**YOUR INSTRUCTIONS**: Begin with the line containing "Output the component" and end with the line containing "import * as echarts from 'echarts';"; set down that block verbatim and nothing else.

**STORED ROWS**:
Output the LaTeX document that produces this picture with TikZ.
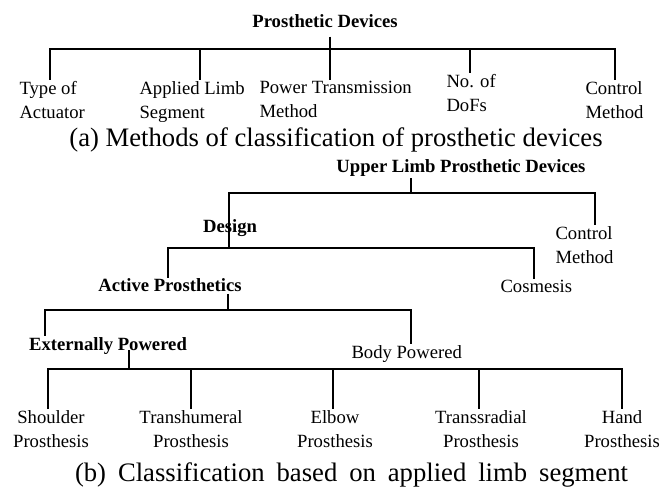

==

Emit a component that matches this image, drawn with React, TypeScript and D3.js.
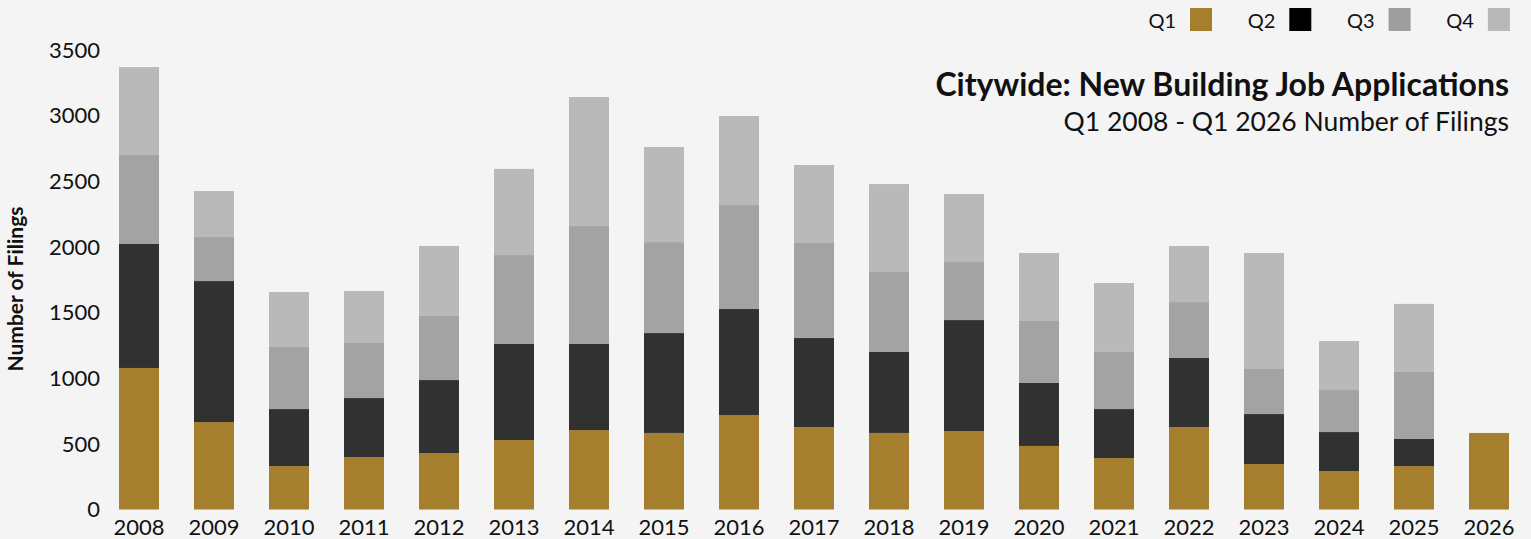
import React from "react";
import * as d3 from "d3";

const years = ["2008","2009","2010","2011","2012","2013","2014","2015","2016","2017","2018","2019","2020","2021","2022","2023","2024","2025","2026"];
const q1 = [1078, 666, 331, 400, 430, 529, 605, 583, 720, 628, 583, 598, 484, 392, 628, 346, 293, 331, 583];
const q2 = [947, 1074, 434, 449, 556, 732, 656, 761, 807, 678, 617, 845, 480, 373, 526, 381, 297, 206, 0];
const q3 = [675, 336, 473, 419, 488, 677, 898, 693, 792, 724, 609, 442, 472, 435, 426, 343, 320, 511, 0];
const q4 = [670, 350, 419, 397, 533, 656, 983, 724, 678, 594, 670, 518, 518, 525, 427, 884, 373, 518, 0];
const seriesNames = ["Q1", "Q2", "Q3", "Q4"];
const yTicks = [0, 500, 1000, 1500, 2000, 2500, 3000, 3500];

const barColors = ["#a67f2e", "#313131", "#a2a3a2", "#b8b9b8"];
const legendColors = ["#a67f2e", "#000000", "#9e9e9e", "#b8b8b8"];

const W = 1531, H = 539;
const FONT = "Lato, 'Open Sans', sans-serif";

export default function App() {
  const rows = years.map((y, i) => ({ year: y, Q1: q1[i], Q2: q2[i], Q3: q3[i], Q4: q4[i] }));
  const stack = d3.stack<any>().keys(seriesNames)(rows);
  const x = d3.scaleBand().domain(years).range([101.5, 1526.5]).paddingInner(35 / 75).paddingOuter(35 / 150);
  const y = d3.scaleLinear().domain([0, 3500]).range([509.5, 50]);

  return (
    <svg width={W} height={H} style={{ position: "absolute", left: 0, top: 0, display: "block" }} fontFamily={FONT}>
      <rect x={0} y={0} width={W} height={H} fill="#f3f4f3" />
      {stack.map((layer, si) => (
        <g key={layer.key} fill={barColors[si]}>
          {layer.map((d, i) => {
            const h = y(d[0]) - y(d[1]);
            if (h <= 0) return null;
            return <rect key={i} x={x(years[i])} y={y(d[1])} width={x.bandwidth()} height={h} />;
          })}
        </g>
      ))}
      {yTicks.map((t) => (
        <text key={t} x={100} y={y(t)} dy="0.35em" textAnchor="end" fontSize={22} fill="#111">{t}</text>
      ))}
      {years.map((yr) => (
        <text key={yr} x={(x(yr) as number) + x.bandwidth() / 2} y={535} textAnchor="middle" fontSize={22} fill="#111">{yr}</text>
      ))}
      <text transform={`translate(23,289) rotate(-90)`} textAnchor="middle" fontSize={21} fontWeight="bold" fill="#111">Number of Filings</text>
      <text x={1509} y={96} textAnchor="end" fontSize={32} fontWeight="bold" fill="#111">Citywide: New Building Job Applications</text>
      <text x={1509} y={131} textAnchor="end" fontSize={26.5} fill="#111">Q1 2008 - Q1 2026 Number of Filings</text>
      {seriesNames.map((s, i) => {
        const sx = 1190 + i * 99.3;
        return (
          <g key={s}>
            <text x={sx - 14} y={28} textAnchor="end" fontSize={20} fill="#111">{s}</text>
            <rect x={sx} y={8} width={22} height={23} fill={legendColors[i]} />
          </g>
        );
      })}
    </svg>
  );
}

==

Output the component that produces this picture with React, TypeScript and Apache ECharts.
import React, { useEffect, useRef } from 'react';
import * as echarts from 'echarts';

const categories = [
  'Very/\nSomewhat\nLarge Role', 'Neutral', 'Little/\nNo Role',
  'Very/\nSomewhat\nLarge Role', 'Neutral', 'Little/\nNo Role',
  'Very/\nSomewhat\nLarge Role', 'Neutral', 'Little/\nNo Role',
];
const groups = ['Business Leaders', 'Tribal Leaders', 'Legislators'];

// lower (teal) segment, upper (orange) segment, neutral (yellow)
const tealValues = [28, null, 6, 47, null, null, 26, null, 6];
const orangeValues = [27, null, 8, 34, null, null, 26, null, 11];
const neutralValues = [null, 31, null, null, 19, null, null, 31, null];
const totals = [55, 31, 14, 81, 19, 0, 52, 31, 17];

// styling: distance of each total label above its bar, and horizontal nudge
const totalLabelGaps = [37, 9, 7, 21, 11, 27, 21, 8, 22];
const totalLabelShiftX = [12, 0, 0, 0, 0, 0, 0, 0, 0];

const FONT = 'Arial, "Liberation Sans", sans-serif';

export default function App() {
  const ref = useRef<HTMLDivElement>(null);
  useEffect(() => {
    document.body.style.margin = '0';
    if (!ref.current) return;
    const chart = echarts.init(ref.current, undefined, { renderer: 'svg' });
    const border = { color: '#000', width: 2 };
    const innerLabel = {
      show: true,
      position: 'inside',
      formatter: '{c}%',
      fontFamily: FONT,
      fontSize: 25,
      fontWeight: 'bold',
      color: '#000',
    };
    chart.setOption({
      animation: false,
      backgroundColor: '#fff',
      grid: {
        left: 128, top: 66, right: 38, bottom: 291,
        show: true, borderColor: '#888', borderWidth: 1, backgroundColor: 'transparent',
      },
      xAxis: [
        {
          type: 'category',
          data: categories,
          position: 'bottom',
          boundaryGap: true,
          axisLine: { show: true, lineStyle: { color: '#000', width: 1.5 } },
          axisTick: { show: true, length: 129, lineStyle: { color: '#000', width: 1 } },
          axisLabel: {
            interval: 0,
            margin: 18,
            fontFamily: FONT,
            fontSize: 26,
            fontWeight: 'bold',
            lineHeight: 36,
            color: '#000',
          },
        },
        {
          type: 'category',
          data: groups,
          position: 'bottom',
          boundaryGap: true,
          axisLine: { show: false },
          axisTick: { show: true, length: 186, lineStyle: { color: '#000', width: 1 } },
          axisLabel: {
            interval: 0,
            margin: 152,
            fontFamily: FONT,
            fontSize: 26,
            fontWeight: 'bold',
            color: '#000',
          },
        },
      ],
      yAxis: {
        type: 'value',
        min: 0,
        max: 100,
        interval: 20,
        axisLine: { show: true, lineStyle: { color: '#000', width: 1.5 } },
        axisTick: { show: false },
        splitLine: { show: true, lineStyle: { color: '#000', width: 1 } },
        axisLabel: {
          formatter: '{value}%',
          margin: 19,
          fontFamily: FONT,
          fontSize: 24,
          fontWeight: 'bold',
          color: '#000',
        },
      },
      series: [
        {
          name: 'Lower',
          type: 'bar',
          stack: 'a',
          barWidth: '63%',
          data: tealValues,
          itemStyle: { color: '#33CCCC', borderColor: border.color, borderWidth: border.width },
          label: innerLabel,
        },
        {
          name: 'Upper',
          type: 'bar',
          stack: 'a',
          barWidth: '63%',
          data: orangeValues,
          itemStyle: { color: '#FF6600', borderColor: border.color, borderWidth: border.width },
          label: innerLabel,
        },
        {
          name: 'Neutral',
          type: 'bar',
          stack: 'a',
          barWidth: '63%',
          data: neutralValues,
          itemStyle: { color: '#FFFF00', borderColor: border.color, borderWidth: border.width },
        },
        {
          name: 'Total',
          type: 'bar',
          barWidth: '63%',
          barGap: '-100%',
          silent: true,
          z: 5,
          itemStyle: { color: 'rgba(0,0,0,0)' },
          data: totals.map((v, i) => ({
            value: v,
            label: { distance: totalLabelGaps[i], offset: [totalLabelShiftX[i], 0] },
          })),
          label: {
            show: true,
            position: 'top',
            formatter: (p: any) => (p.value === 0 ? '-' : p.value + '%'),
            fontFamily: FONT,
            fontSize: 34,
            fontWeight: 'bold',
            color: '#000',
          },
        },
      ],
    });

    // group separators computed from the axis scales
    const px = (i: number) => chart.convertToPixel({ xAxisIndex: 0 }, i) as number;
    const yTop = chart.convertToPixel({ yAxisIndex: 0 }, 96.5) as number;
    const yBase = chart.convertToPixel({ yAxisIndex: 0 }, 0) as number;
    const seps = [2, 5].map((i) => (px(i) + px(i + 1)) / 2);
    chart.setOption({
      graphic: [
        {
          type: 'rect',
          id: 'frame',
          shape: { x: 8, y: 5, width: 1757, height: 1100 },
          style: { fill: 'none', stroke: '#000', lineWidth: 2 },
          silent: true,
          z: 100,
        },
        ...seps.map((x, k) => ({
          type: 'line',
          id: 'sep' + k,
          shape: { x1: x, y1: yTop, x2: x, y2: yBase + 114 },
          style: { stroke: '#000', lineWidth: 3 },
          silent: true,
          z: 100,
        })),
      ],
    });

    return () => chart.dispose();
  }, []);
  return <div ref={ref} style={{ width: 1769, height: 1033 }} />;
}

**IN RESPONSE**:
Output the component that produces this picture with React, TypeScript and Apache ECharts.
import React, { useEffect, useRef } from 'react';
import * as echarts from 'echarts';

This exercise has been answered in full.